The Mission to Seafarers published on Oct. 31 its data on the Seafarers Happiness Index (SHI) for Q3 2022 where it showed the continuous increase of seafarers’ happiness levels following a record low in Q1 of this year.
The recent data showed a positive leap of the overall average from 5.85/10 in Q1 and 7.21/10 in Q2 to 7.3/10 in Q3. The survey showed that seafarers are happier with their access to shore leave and contact with their family and loved ones while at sea thus contributing to an overall increase in satisfaction.
According to the Mission to Seafarers, the largest jump in satisfaction in Q3 was due to access to shore leave with an increase from 4.8 to 5.87. With some Covid-19 restrictions starting to relax, seafarers are more certain that they will be able to go home on time and they have more access to welfare centers when ashore.
Furthermore, seafarers are happier about their connectivity with their loved ones on board through good Wi-Fi access.
“Our respondents also made it clear that connectivity assists rather than impedes social cohesion on board, as seafarers are happier if they are able to contact loved ones,” the Mission to Seafarers shared.

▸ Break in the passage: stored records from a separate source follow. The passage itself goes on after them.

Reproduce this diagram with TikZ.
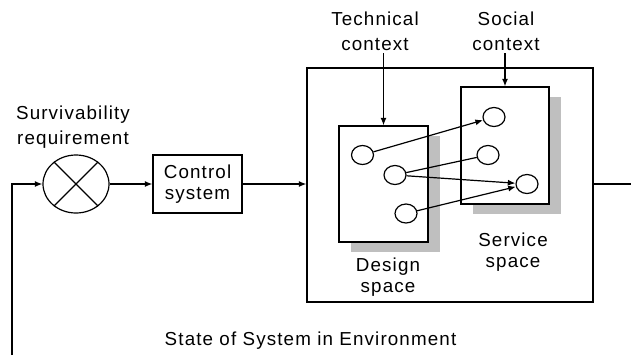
\documentclass[tikz,border=0pt]{standalone}
\usepackage{fontspec}
\setmainfont{Liberation Sans}[LetterSpace=6]
\usetikzlibrary{shapes.geometric,arrows.meta,shadows}

\begin{document}
\begin{tikzpicture}[x=0.5pt,y=-0.5pt,line width=0.6pt,
  >={Latex[length=3.8pt,width=3pt]},
  lbl/.style={align=center,inner sep=1pt,font=\fontsize{9.4}{12.5}\selectfont},
  inlbl/.style={align=center,inner sep=1pt,font=\fontsize{9.4}{10.5}\selectfont},
  blk/.style={draw,rectangle,fill=white,inner sep=0pt},
  space/.style={blk,drop shadow={shadow xshift=6pt,shadow yshift=-5pt,fill=black!25,opacity=1}},
  item/.style={draw,ellipse,fill=white,minimum width=11pt,minimum height=9.5pt,inner sep=0pt}]
  \useasboundingbox (0,0) rectangle (631,355);

  % Comparator and controller
  \node[draw,ellipse,minimum width=33pt,minimum height=29pt,inner sep=0pt] (cmp) at (76,184) {};
  \draw (cmp.45) -- (cmp.225);
  \draw (cmp.135) -- (cmp.315);
  \node[lbl] (surv) at (73,127.5) {Survivability\\requirement};
  \node[blk,inlbl,minimum width=44.5pt,minimum height=29pt] (ctrl) at (197.5,184) {Control\\system};

  % System in its environment
  \node[blk,minimum width=143pt,minimum height=117pt] (sys) at (450,185) {};
  \node[space,minimum width=44.5pt,minimum height=58pt] (design) at (383.5,184) {};
  \node[space,minimum width=44pt,minimum height=58.5pt] (service) at (505,145.5) {};
  \node[inlbl] (designlbl) at (388,277.5) {Design\\space};
  \node[inlbl] (servicelbl) at (513,252.5) {Service\\space};

  % Contexts
  \node[lbl] (tech) at (375,31) {Technical\\context};
  \node[lbl] (soc) at (506,31) {Social\\context};
  \draw[->] (design.north |- tech.south) -- (design.north);
  \draw[->] (service.north |- soc.south) -- (service.north);

  % Mapping from design to service
  \node[item] (d1) at (362.5,155) {};
  \node[item] (d2) at (395,175) {};
  \node[item] (d3) at (406,213.5) {};
  \node[item] (s1) at (494,117) {};
  \node[item] (s2) at (488,155) {};
  \node[item] (s3) at (527,184) {};
  \draw[->] (d1) -- (s1);
  \draw (d2) -- (s2);
  \draw[->] (d2) -- (s3);
  \draw[->] (d3) -- (s3);

  % Loop
  \coordinate (fb) at (12,355);
  \coordinate (out) at (631,184);
  \draw[->] (fb) |- (cmp.west);
  \draw[->] (cmp.east) -- (ctrl.west);
  \draw[->] (ctrl.east) -- (ctrl.east -| sys.west);
  \draw (sys.east |- out) -- (out);
  \node[lbl,anchor=base] (state) at (310.5,345) {State of System in Environment};
\end{tikzpicture}
\end{document}
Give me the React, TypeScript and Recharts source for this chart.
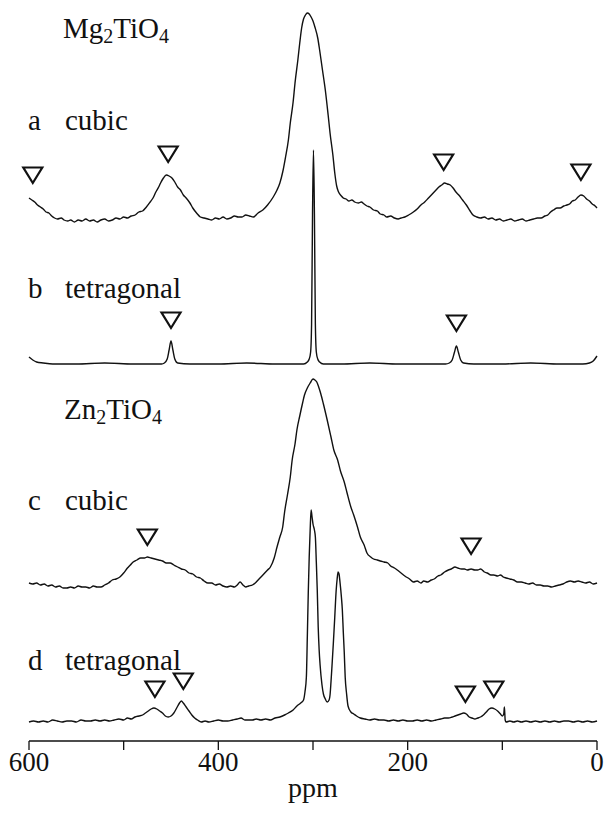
import React from "react"
import { ComposedChart, Line, Scatter, XAxis, YAxis } from "recharts"

// 71Ti/47Ti MAS spectra, intensity (ppm, height above trace baseline)
const traceA: [number, number][] = [
  [600, 22], [597, 20], [594, 18], [591, 15], [588, 13], [585, 11], [582, 8], [579, 7], [576, 4], [573, 2],
  [570, 1], [566, 2], [563, 0], [559, -1], [556, 0], [552, -2], [548, 0], [544, -1], [540, 1], [536, -1],
  [532, 0], [528, -2], [524, 0], [520, 1], [516, -1], [512, 0], [508, 2], [504, 1], [500, 3], [496, 2],
  [492, 4], [488, 5], [484, 8], [480, 9], [476, 13], [472, 18], [469, 22], [466, 28], [463, 33], [461, 37],
  [458, 42], [455, 45], [452, 44], [449, 42], [446, 38], [443, 33], [440, 30], [437, 25], [434, 22], [430, 17],
  [427, 12], [423, 7], [419, 3], [415, 2], [411, 1], [407, 0], [403, 2], [399, 1], [395, 3], [391, 1],
  [387, 2], [383, 4], [379, 3], [375, 3], [371, 5], [367, 4], [363, 3], [358, 7], [353, 10], [348, 15],
  [342, 23], [338, 30], [335, 37], [332, 48], [329, 63], [326, 80], [324, 97], [321, 118], [319, 137], [316, 160],
  [314, 177], [312, 192], [310, 201], [308, 205], [306, 207], [304, 206], [302, 203], [300, 199], [298, 193], [295, 182],
  [293, 170], [290, 150], [287, 130], [284, 105], [282, 87], [279, 65], [277, 47], [275, 34], [273, 28], [270, 24],
  [268, 22], [265, 21], [262, 19], [259, 20], [256, 18], [252, 17], [249, 18], [246, 16], [243, 14], [240, 13],
  [236, 10], [232, 9], [229, 6], [225, 5], [222, 3], [218, 4], [214, 2], [210, 1], [207, 2], [203, 3],
  [199, 5], [194, 8], [190, 11], [186, 15], [182, 18], [178, 22], [174, 26], [170, 30], [167, 33], [164, 35],
  [161, 37], [158, 36], [155, 35], [152, 32], [149, 28], [146, 25], [142, 20], [138, 15], [134, 9], [131, 5],
  [127, 3], [123, 2], [119, 3], [115, 1], [111, 2], [107, 0], [103, 1], [99, -1], [95, 0], [91, 1],
  [87, -1], [83, 0], [79, 1], [75, -1], [71, 0], [67, 1], [63, 2], [59, 2], [55, 4], [52, 5],
  [49, 8], [46, 10], [42, 12], [39, 12], [35, 14], [32, 15], [29, 16], [26, 19], [23, 20], [20, 23],
  [17, 25], [14, 24], [11, 21], [8, 19], [5, 16], [2, 14], [0, 12],
]

const traceB: [number, number][] = [
  [600, 7], [596, 4], [592, 2], [585, 1], [575, 0], [550, 0], [520, 1], [490, 0], [470, 0], [460, 0],
  [457, 1], [454, 5], [452, 14], [450, 23], [448, 14], [446, 5], [443, 1], [430, 0], [400, 0], [370, 1],
  [340, 0], [320, 0], [310, 0], [306, 2], [304, 5], [302.5, 12], [301.5, 40], [300.5, 150], [299.5, 214], [298.5, 150],
  [297.5, 40], [296.5, 12], [295, 5], [293, 2], [289, 0], [270, 0], [240, 1], [210, 0], [180, 0], [160, 0],
  [156, 1], [153, 4], [150.5, 12], [148.5, 18], [146.5, 12], [144, 4], [141, 1], [130, 0], [100, 0], [70, 1],
  [40, 0], [15, 0], [8, 1], [4, 3], [0, 8],
]

const traceC: [number, number][] = [
  [600, 4], [596, 3], [592, 4], [588, 2], [584, 3], [580, 1], [576, 2], [572, 0], [568, 1], [564, -1],
  [560, -1], [556, 0], [552, -1], [548, 1], [544, 0], [540, 0], [536, -1], [532, 1], [528, 0], [524, 0],
  [520, 2], [516, 4], [512, 7], [508, 8], [504, 10], [500, 14], [496, 19], [493, 22], [490, 25], [486, 27],
  [482, 29], [478, 29], [475, 30], [471, 29], [467, 28], [463, 27], [459, 26], [455, 24], [451, 24], [447, 22],
  [443, 20], [439, 18], [435, 17], [431, 14], [427, 13], [423, 10], [419, 9], [415, 6], [411, 4], [407, 4],
  [403, 2], [399, 3], [395, 1], [391, 0], [387, 1], [383, 0], [380, 2], [377, 5], [374, 2], [371, 0],
  [368, 1], [364, 2], [361, 4], [358, 7], [355, 10], [351, 14], [348, 17], [345, 20], [341, 29], [338, 40],
  [335, 50], [332, 60], [330, 75], [327, 92], [324, 110], [322, 127], [319, 143], [317, 157], [314, 171], [311, 184],
  [309, 192], [306, 199], [303, 204], [300, 208], [298, 207], [296, 205], [294, 200], [292, 194], [289, 183], [285, 167],
  [281, 150], [278, 137], [274, 127], [271, 116], [267, 105], [264, 94], [260, 80], [257, 72], [253, 60], [250, 50],
  [246, 42], [243, 34], [239, 30], [236, 28], [232, 27], [229, 26], [225, 25], [221, 24], [218, 21], [214, 19],
  [211, 17], [207, 14], [203, 11], [198, 8], [194, 5], [190, 6], [186, 4], [183, 6], [179, 5], [175, 7],
  [172, 8], [168, 11], [165, 12], [161, 15], [157, 17], [154, 18], [150, 20], [147, 19], [143, 18], [140, 18],
  [137, 17], [133, 18], [129, 17], [126, 17], [123, 18], [119, 15], [116, 14], [112, 12], [109, 12], [105, 11],
  [102, 12], [99, 10], [96, 9], [92, 8], [88, 7], [84, 5], [80, 5], [76, 4], [72, 3], [68, 4],
  [64, 2], [60, 2], [56, 1], [52, 1], [48, 0], [44, 1], [40, 2], [36, 3], [32, 5], [28, 6],
  [24, 5], [20, 6], [16, 5], [12, 4], [8, 5], [4, 3], [0, 4],
]

const traceD: [number, number][] = [
  [600, 0], [595, 1], [590, 0], [585, 1], [580, 0], [575, 2], [570, 1], [565, 0], [560, 1], [555, 1],
  [550, 0], [545, 2], [540, 1], [535, 1], [530, 2], [525, 1], [520, 2], [515, 1], [510, 2], [505, 3],
  [500, 2], [496, 4], [492, 3], [488, 5], [484, 6], [480, 7], [477, 9], [474, 11], [471, 13], [468, 14],
  [465, 13], [462, 11], [459, 9], [456, 6], [453, 5], [450, 6], [447, 9], [444, 14], [441, 19], [439, 21],
  [437, 19], [434, 15], [431, 11], [428, 7], [425, 4], [422, 2], [418, 0], [414, 1], [410, 0], [405, 1],
  [400, 2], [395, 1], [390, 1], [385, 2], [380, 3], [376, 4], [372, 2], [368, 2], [364, 2], [360, 3],
  [355, 2], [350, 3], [345, 2], [340, 4], [335, 5], [330, 7], [326, 9], [321, 12], [317, 16], [313, 19],
  [310, 22], [308.5, 30], [307, 45], [306, 85], [305, 129], [304, 165], [303, 192], [302, 212], [301, 205], [300, 198],
  [298.5, 192], [297.5, 185], [296.5, 160], [295.5, 132], [294.5, 95], [293.5, 72], [292.5, 57], [290.5, 37], [289, 28], [287, 23],
  [285, 20], [283, 22], [282, 27], [281, 40], [280, 55], [278.5, 79], [277, 105], [275.5, 132], [274.5, 143], [273.5, 150],
  [272.5, 148], [271.5, 140], [270, 125], [269, 112], [268, 90], [267, 70], [266, 45], [264.5, 28], [263, 16], [260, 10],
  [257, 8], [254, 6], [250, 4], [245, 3], [240, 2], [235, 3], [230, 2], [225, 2], [220, 1], [215, 2],
  [210, 1], [205, 2], [200, 1], [195, 1], [190, 2], [185, 1], [180, 2], [175, 1], [170, 2], [165, 3],
  [161, 4], [157, 4], [153, 5], [150, 6], [147, 7], [144, 8], [141, 9], [138, 8], [135, 5], [132, 4],
  [129, 3], [126, 4], [123, 5], [120, 7], [117, 10], [114, 13], [111, 14], [108, 13], [105, 11], [102, 8],
  [100, 6], [98.5, 8], [97.8, 15], [97, 2], [96, 0], [92, 1], [88, 0], [84, 1], [80, 0], [75, 1],
  [70, 0], [65, 1], [60, 0], [55, 1], [50, 0], [45, 1], [40, 0], [35, 1], [30, 1], [25, 0],
  [20, 1], [15, 0], [10, 1], [5, 0], [0, 1],
]

// spinning sideband markers (ppm)
const markersA = [596, 453, 162, 17]
const markersB = [450, 148.5]
const markersC = [475, 133]
const markersD = [467, 437, 139, 109]

const xTicks = [600, 500, 400, 300, 200, 100, 0]

// layout (chart units = px above the axis line)
const PLOT_H = 741
const BASE = { a: 521, b: 377, c: 154, d: 19 }
const TIP_A = [558, 579, 571, 561]
const TIP_B = [413, 410]
const TIP_C = [196, 187]
const TIP_D = [44, 52, 39, 44]

const FONT = "Liberation Serif, Tinos, Times New Roman, DejaVu Serif, serif"
const INK = "#111"

const toSeries = (trace: [number, number][], base: number) =>
  trace.map(([ppm, v]) => ({ ppm, v: base + v }))

const toMarkers = (ppms: number[], tips: number[]) =>
  ppms.map((ppm, i) => ({ ppm, v: tips[i] }))

const Triangle = (props: any) => {
  const { cx, cy } = props
  if (cx == null || cy == null) return null
  return (
    <polygon
      points={`${cx - 9.5},${cy - 15.5} ${cx + 9.5},${cy - 15.5} ${cx},${cy}`}
      fill="none"
      stroke={INK}
      strokeWidth={2.2}
      strokeLinejoin="miter"
    />
  )
}

const Formula = ({ x, y, el }: { x: number; y: number; el: string }) => (
  <text x={x} y={y} style={{ fontFamily: FONT, fontSize: 29 }} fill={INK}>
    {el}
    <tspan style={{ fontSize: 20 }} dy={5}>2</tspan>
    <tspan dy={-5}>TiO</tspan>
    <tspan style={{ fontSize: 20 }} dy={5}>4</tspan>
  </text>
)

const Tag = ({ y, letter, name }: { y: number; letter: string; name: string }) => (
  <g style={{ fontFamily: FONT, fontSize: 29 }} fill={INK}>
    <text x={28} y={y}>{letter}</text>
    <text x={65} y={y}>{name}</text>
  </g>
)

export default function App() {
  const series = [
    toSeries(traceA, BASE.a),
    toSeries(traceB, BASE.b),
    toSeries(traceC, BASE.c),
    toSeries(traceD, BASE.d),
  ]
  const markers = [
    ...toMarkers(markersA, TIP_A),
    ...toMarkers(markersB, TIP_B),
    ...toMarkers(markersC, TIP_C),
    ...toMarkers(markersD, TIP_D),
  ]

  return (
    <div style={{ position: "absolute", left: 0, top: 0, width: 604, height: 815, background: "#fff", fontFamily: FONT }}>
      <ComposedChart width={604} height={815} margin={{ top: 0, right: 7, bottom: 0, left: 29 }}>
        <XAxis
          dataKey="ppm"
          type="number"
          domain={[0, 600]}
          reversed
          ticks={xTicks}
          tickFormatter={(v: number) => (v % 200 === 0 ? String(v) : "")}
          height={74}
          tickSize={9}
          stroke={INK}
          axisLine={{ stroke: INK, strokeWidth: 1.3 }}
          tickLine={{ stroke: INK, strokeWidth: 1.3 }}
          tick={{ fill: INK, fontSize: 27, fontFamily: FONT, style: { fontFamily: FONT } }}
        />
        <YAxis hide type="number" domain={[0, PLOT_H]} />
        {series.map((d, i) => (
          <Line
            key={i}
            data={d}
            dataKey="v"
            type="monotone"
            stroke={INK}
            strokeWidth={1.4}
            dot={false}
            activeDot={false}
            isAnimationActive={false}
          />
        ))}
        <Scatter data={markers} dataKey="v" shape={Triangle} isAnimationActive={false} />
      </ComposedChart>
      <svg width={604} height={815} style={{ position: "absolute", left: 0, top: 0, pointerEvents: "none" }}>
        <Formula x={63} y={38} el="Mg" />
        <Tag y={130} letter="a" name="cubic" />
        <Tag y={298} letter="b" name="tetragonal" />
        <Formula x={64} y={419} el="Zn" />
        <Tag y={510} letter="c" name="cubic" />
        <Tag y={670} letter="d" name="tetragonal" />
        <text x={313} y={797} textAnchor="middle" style={{ fontFamily: FONT, fontSize: 28 }} fill={INK}>
          ppm
        </text>
      </svg>
    </div>
  )
}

The Mission to Seafarers noted that though an increase was shown, “perennial welfare issues” still persist. The survey showed that one key problem area is physical health and wellbeing. The seafarers raised issues on the provision of fresh and quality food on board as well as some issues on the training standards of some catering crew. In addition to this, the seafarers also reported feeling tired and stressed due to high workload. Due to this, time for fitness has been cut.
Meanwhile, The Mission to Seafarers Director of Programmes, Ben Bailey, pointed out the “tremendous impact” of Covid-19 to seafarer happiness.
“The impact of Covid-19 had a tremendous impact on seafarer happiness in the first two years of the pandemic and into early 2022. It is very pleasing to see those levels increase, as borne out by the fact that this quarter’s survey marks the second quarter in a row that seafarer happiness has risen.”
He emphasized the importance of the industry listening to the key issues of a life at sea through the seafarers because the insights bring about an understanding of what areas need more focus.
“Optimism is slowly returning to life at sea, but we must remember that these gains can quickly be lost if we do not keep up the hard work,” Bailey reminded.